Cruelty has a powerful effect on the brain.

It can push your nervous system into protection mode—where trust feels dangerous, openness feels unsafe, and connection feels like a risk rather than a need. This is not weakness. It is your brain trying to protect you.

But protection can go too far.

When the brain stays in that defensive state for too long, it doesn’t just block harm—it also blocks warmth, closeness, and the ability to feel safe with others. What started as self-protection can quietly become emotional shutdown.

This is where choice comes back in.

Not the kind of choice that ignores what happened—but the kind that asks:
How do I protect myself without losing myself?

The answer is not to harden.

It is to build boundaries.

Boundaries allow the brain to feel safer without shutting down completely. They engage the more regulated, reflective parts of the mind—the systems that let you assess, choose, and respond rather than react.

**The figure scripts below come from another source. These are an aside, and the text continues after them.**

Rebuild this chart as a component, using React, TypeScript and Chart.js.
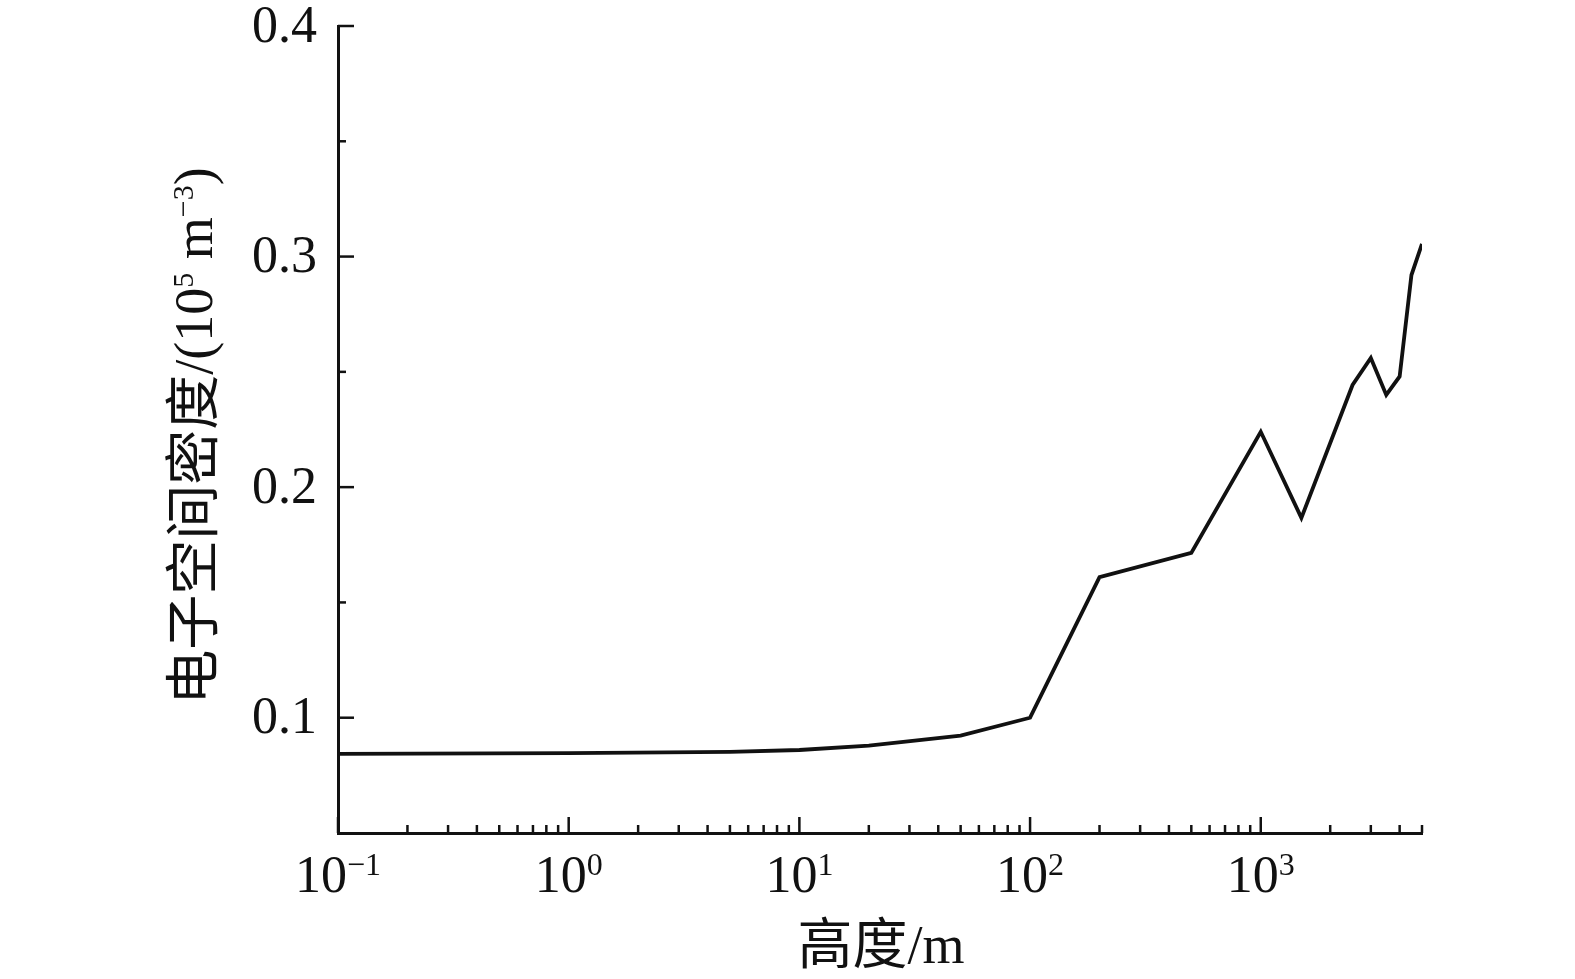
import { useEffect, useRef } from "react";
import { Chart, registerables } from "chart.js";

Chart.register(...registerables);

// heights (m) and electron space density (10^5 m^-3)
const heights = [0.1, 1, 5, 10, 20, 50, 100, 200, 500, 1000, 1500, 2500, 3000, 3500, 4000, 4500, 5000];
const density = [
  0.0843, 0.0846, 0.0852, 0.086, 0.0879, 0.0922, 0.1, 0.161, 0.1715, 0.224, 0.1867, 0.2443, 0.256, 0.24,
  0.248, 0.292, 0.3055,
];

const xMajorTicks = [0.1, 1, 10, 100, 1000];
const xMinorSteps = [2, 3, 4, 5, 6, 7, 8, 9];
const yMajorTicks = [0.1, 0.2, 0.3, 0.4];
const yMinorTicks = [0.15, 0.25, 0.35];

const SERIF = '"Liberation Serif", "Times New Roman", serif';
const CJK = '"Noto Sans CJK SC", sans-serif';
const INK = "#111";

// draw a run of [text, font, raise] pieces centred on (0,0) along +x
function drawPieces(ctx: CanvasRenderingContext2D, pieces: [string, string, number][], baseline: number) {
  let total = 0;
  const widths = pieces.map(([t, f]) => {
    ctx.font = f;
    const w = ctx.measureText(t).width;
    total += w;
    return w;
  });
  let x = -total / 2;
  pieces.forEach(([t, f, raise], i) => {
    ctx.font = f;
    ctx.fillText(t, x, baseline - raise);
    x += widths[i];
  });
}

const axisDecor = {
  id: "axisDecor",
  afterDraw(chart: Chart) {
    const { ctx, chartArea } = chart;
    const xs = chart.scales.x;
    const ys = chart.scales.y;
    ctx.save();
    ctx.strokeStyle = INK;
    ctx.fillStyle = INK;
    ctx.lineWidth = 2.5;

    // x ticks (inward)
    const bottom = chartArea.bottom;
    const tick = (px: number, len: number) => {
      ctx.beginPath();
      ctx.moveTo(px, bottom);
      ctx.lineTo(px, bottom - len);
      ctx.stroke();
    };
    xMajorTicks.forEach((v) => {
      tick(xs.getPixelForValue(v), 16);
      xMinorSteps.forEach((m) => {
        const mv = v * m;
        if (mv <= (xs.max as number)) tick(xs.getPixelForValue(mv), 8);
      });
    });

    // x labels 10^n
    ctx.textAlign = "left";
    ctx.textBaseline = "alphabetic";
    xMajorTicks.forEach((v) => {
      const e = Math.round(Math.log10(v));
      const sup = e < 0 ? "\u2212" + Math.abs(e) : String(e);
      ctx.save();
      ctx.translate(xs.getPixelForValue(v), 0);
      drawPieces(
        ctx,
        [
          ["10", `52px ${SERIF}`, 0],
          [sup, `32px ${SERIF}`, 17],
        ],
        892
      );
      ctx.restore();
    });

    // y ticks (inward) and labels
    const left = chartArea.left;
    const ytick = (py: number, len: number) => {
      ctx.beginPath();
      ctx.moveTo(left, py);
      ctx.lineTo(left + len, py);
      ctx.stroke();
    };
    ctx.font = `52px ${SERIF}`;
    ctx.textAlign = "right";
    ctx.textBaseline = "middle";
    yMajorTicks.forEach((v) => {
      const py = ys.getPixelForValue(v);
      ytick(py, 16);
      ctx.fillText(v.toFixed(1), left - 21, py + 2);
    });
    yMinorTicks.forEach((v) => ytick(ys.getPixelForValue(v), 8));

    // x title
    ctx.textBaseline = "alphabetic";
    ctx.textAlign = "left";
    ctx.save();
    ctx.translate(881, 0);
    drawPieces(
      ctx,
      [
        ["高度", `55px ${CJK}`, 0],
        ["/m", `54px ${SERIF}`, 0],
      ],
      963
    );
    ctx.restore();

    // y title, rotated
    ctx.save();
    ctx.translate(212, 436);
    ctx.rotate(-Math.PI / 2);
    drawPieces(
      ctx,
      [
        ["电子空间密度", `55px ${CJK}`, 0],
        ["/(10", `54px ${SERIF}`, 0],
        ["5", `30px ${SERIF}`, 19],
        [" m", `54px ${SERIF}`, 0],
        ["\u22123", `30px ${SERIF}`, 19],
        [")", `54px ${SERIF}`, 0],
      ],
      0
    );
    ctx.restore();

    ctx.restore();
  },
};

const App = () => {
  const canvasRef = useRef<HTMLCanvasElement>(null);

  useEffect(() => {
    document.body.style.margin = "0";
    if (!canvasRef.current) return;

    const chart = new Chart(canvasRef.current, {
      type: "line",
      data: {
        datasets: [
          {
            label: "电子空间密度",
            data: heights.map((h, i) => ({ x: h, y: density[i] })),
            borderColor: INK,
            borderWidth: 3.8,
            pointRadius: 0,
            tension: 0,
            fill: false,
          },
        ],
      },
      options: {
        animation: false,
        responsive: true,
        maintainAspectRatio: false,
        layout: { padding: { left: 338, right: 153, top: 26, bottom: 146 } },
        plugins: {
          legend: { display: false },
          tooltip: { enabled: false },
        },
        scales: {
          x: {
            type: "logarithmic",
            min: 0.1,
            max: 5000,
            grid: { display: false, drawTicks: false },
            ticks: { display: false },
            border: { display: true, color: INK, width: 3 },
          },
          y: {
            type: "linear",
            min: 0.05,
            max: 0.4,
            grid: { display: false, drawTicks: false },
            ticks: { display: false },
            border: { display: true, color: INK, width: 3 },
          },
        },
      },
      plugins: [axisDecor],
    });

    return () => {
      chart.destroy();
    };
  }, []);

  return (
    <div style={{ position: "relative", width: 1575, height: 979, background: "#fff" }}>
      <canvas ref={canvasRef}></canvas>
    </div>
  );
};

export default App;
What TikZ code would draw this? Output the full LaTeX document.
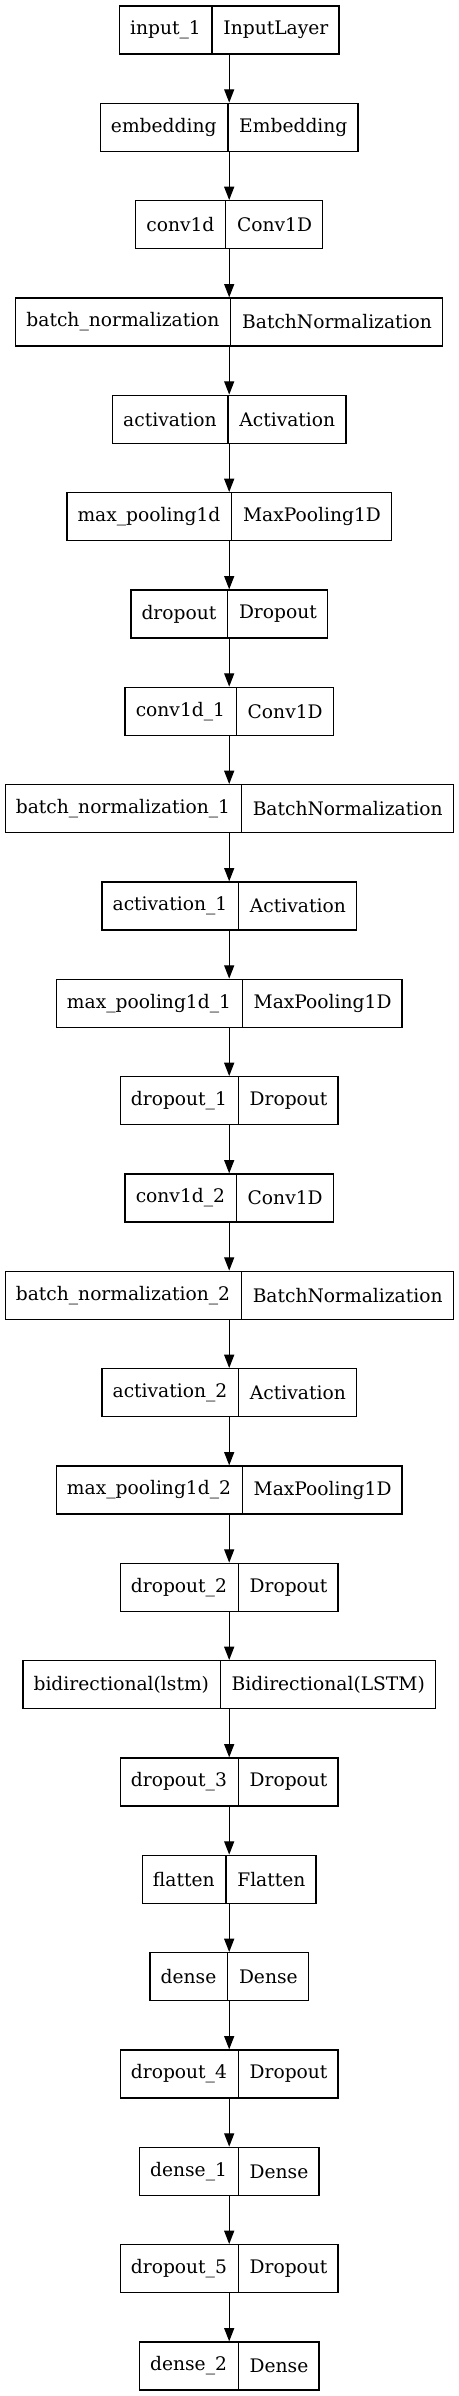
\documentclass[tikz,border=0pt]{standalone}
\usepackage{fontspec}
\setmainfont{DejaVu Serif}
\usetikzlibrary{shapes.multipart,arrows.meta}
\begin{document}
\begin{tikzpicture}[x=0.75pt,y=-0.75pt,
  layer/.style={draw,line width=1pt,rectangle split,rectangle split horizontal,
    rectangle split parts=2,inner xsep=8pt,inner ysep=0pt,minimum height=36pt,
    font=\fontsize{14}{17}\selectfont},
  flow/.style={line width=1pt,-{Triangle[length=10pt,width=7.5pt]}}]
\useasboundingbox (0,0) rectangle (459,2396);
\node[layer] (in) at (229.2,30) {input\_1\nodepart{two}InputLayer};
\node[layer] (emb) at (229.2,127.3) {embedding\nodepart{two}Embedding};
\node[layer] (c0) at (229.2,224.7) {conv1d\nodepart{two}Conv1D};
\node[layer] (bn0) at (229.2,322) {batch\_normalization\nodepart{two}BatchNormalization};
\node[layer] (act0) at (229.2,419.3) {activation\nodepart{two}Activation};
\node[layer] (mp0) at (229.2,516.7) {max\_pooling1d\nodepart{two}MaxPooling1D};
\node[layer] (do0) at (229.2,614) {dropout\nodepart{two}Dropout};
\node[layer] (c1) at (229.2,711.3) {conv1d\_1\nodepart{two}Conv1D};
\node[layer] (bn1) at (229.2,808.7) {batch\_normalization\_1\nodepart{two}BatchNormalization};
\node[layer] (act1) at (229.2,906) {activation\_1\nodepart{two}Activation};
\node[layer] (mp1) at (229.2,1003.3) {max\_pooling1d\_1\nodepart{two}MaxPooling1D};
\node[layer] (do1) at (229.2,1100.7) {dropout\_1\nodepart{two}Dropout};
\node[layer] (c2) at (229.2,1198) {conv1d\_2\nodepart{two}Conv1D};
\node[layer] (bn2) at (229.2,1295.3) {batch\_normalization\_2\nodepart{two}BatchNormalization};
\node[layer] (act2) at (229.2,1392.7) {activation\_2\nodepart{two}Activation};
\node[layer] (mp2) at (229.2,1490) {max\_pooling1d\_2\nodepart{two}MaxPooling1D};
\node[layer] (do2) at (229.2,1587.3) {dropout\_2\nodepart{two}Dropout};
\node[layer] (bi) at (229.2,1684.7) {bidirectional(lstm)\nodepart{two}Bidirectional(LSTM)};
\node[layer] (do3) at (229.2,1782) {dropout\_3\nodepart{two}Dropout};
\node[layer] (fl) at (229.2,1879.3) {flatten\nodepart{two}Flatten};
\node[layer] (d0) at (229.2,1976.7) {dense\nodepart{two}Dense};
\node[layer] (do4) at (229.2,2074) {dropout\_4\nodepart{two}Dropout};
\node[layer] (d1) at (229.2,2171.3) {dense\_1\nodepart{two}Dense};
\node[layer] (do5) at (229.2,2268.7) {dropout\_5\nodepart{two}Dropout};
\node[layer] (d2) at (229.2,2366) {dense\_2\nodepart{two}Dense};
\draw[flow] (in) -- (emb);
\draw[flow] (emb) -- (c0);
\draw[flow] (c0) -- (bn0);
\draw[flow] (bn0) -- (act0);
\draw[flow] (act0) -- (mp0);
\draw[flow] (mp0) -- (do0);
\draw[flow] (do0) -- (c1);
\draw[flow] (c1) -- (bn1);
\draw[flow] (bn1) -- (act1);
\draw[flow] (act1) -- (mp1);
\draw[flow] (mp1) -- (do1);
\draw[flow] (do1) -- (c2);
\draw[flow] (c2) -- (bn2);
\draw[flow] (bn2) -- (act2);
\draw[flow] (act2) -- (mp2);
\draw[flow] (mp2) -- (do2);
\draw[flow] (do2) -- (bi);
\draw[flow] (bi) -- (do3);
\draw[flow] (do3) -- (fl);
\draw[flow] (fl) -- (d0);
\draw[flow] (d0) -- (do4);
\draw[flow] (do4) -- (d1);
\draw[flow] (d1) -- (do5);
\draw[flow] (do5) -- (d2);
\end{tikzpicture}
\end{document}
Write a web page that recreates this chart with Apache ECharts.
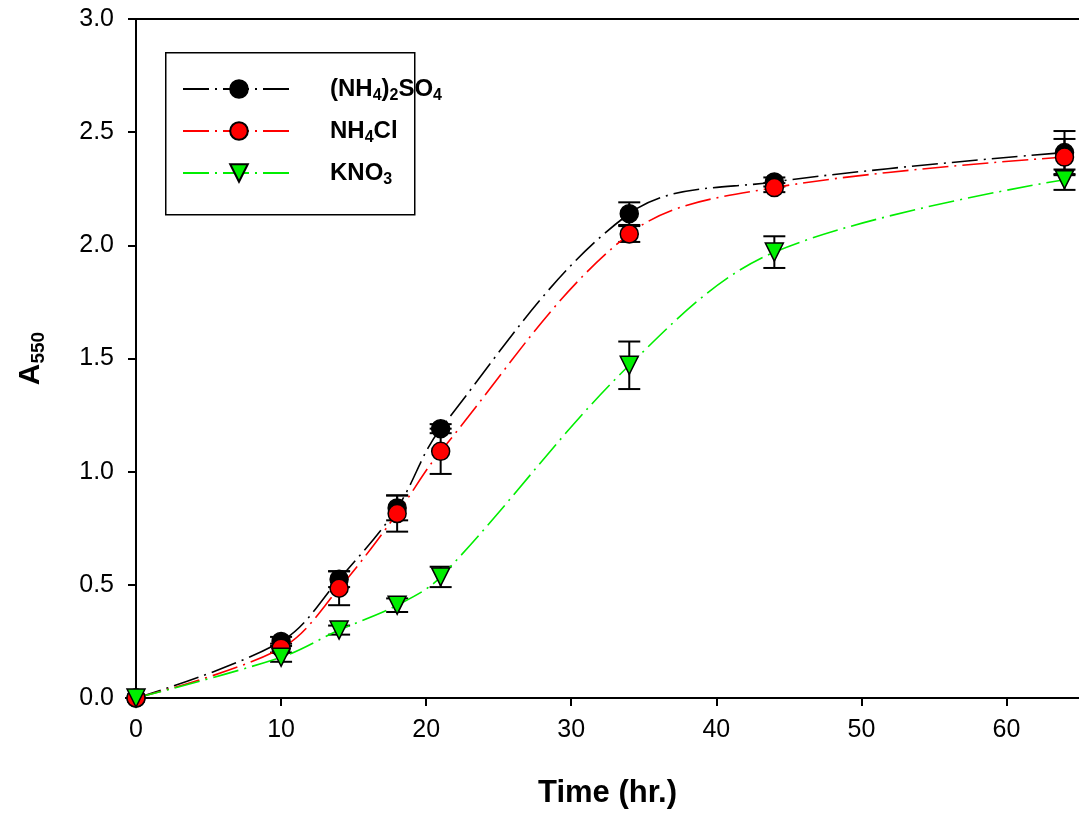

A closed heart, on the other hand, keeps the brain in a constant state of defence. It may feel safer in the short term, but over time it reinforces disconnection.

And here’s what matters:

The brain is capable of change.

With the right experiences—consistency, safety, respect—those same systems that shut down can begin to reopen. Trust can rebuild. Connection can return. The capacity to feel love does not disappear; it goes offline.

And it can come back.

So don’t let someone else’s cruelty define your emotional future.

Choose boundaries.
Choose discernment.
Choose carefully who you allow into your world.

But don’t choose a closed heart.

Because there are more kind people in this world than cruel ones.

And it is still possible to feel love again.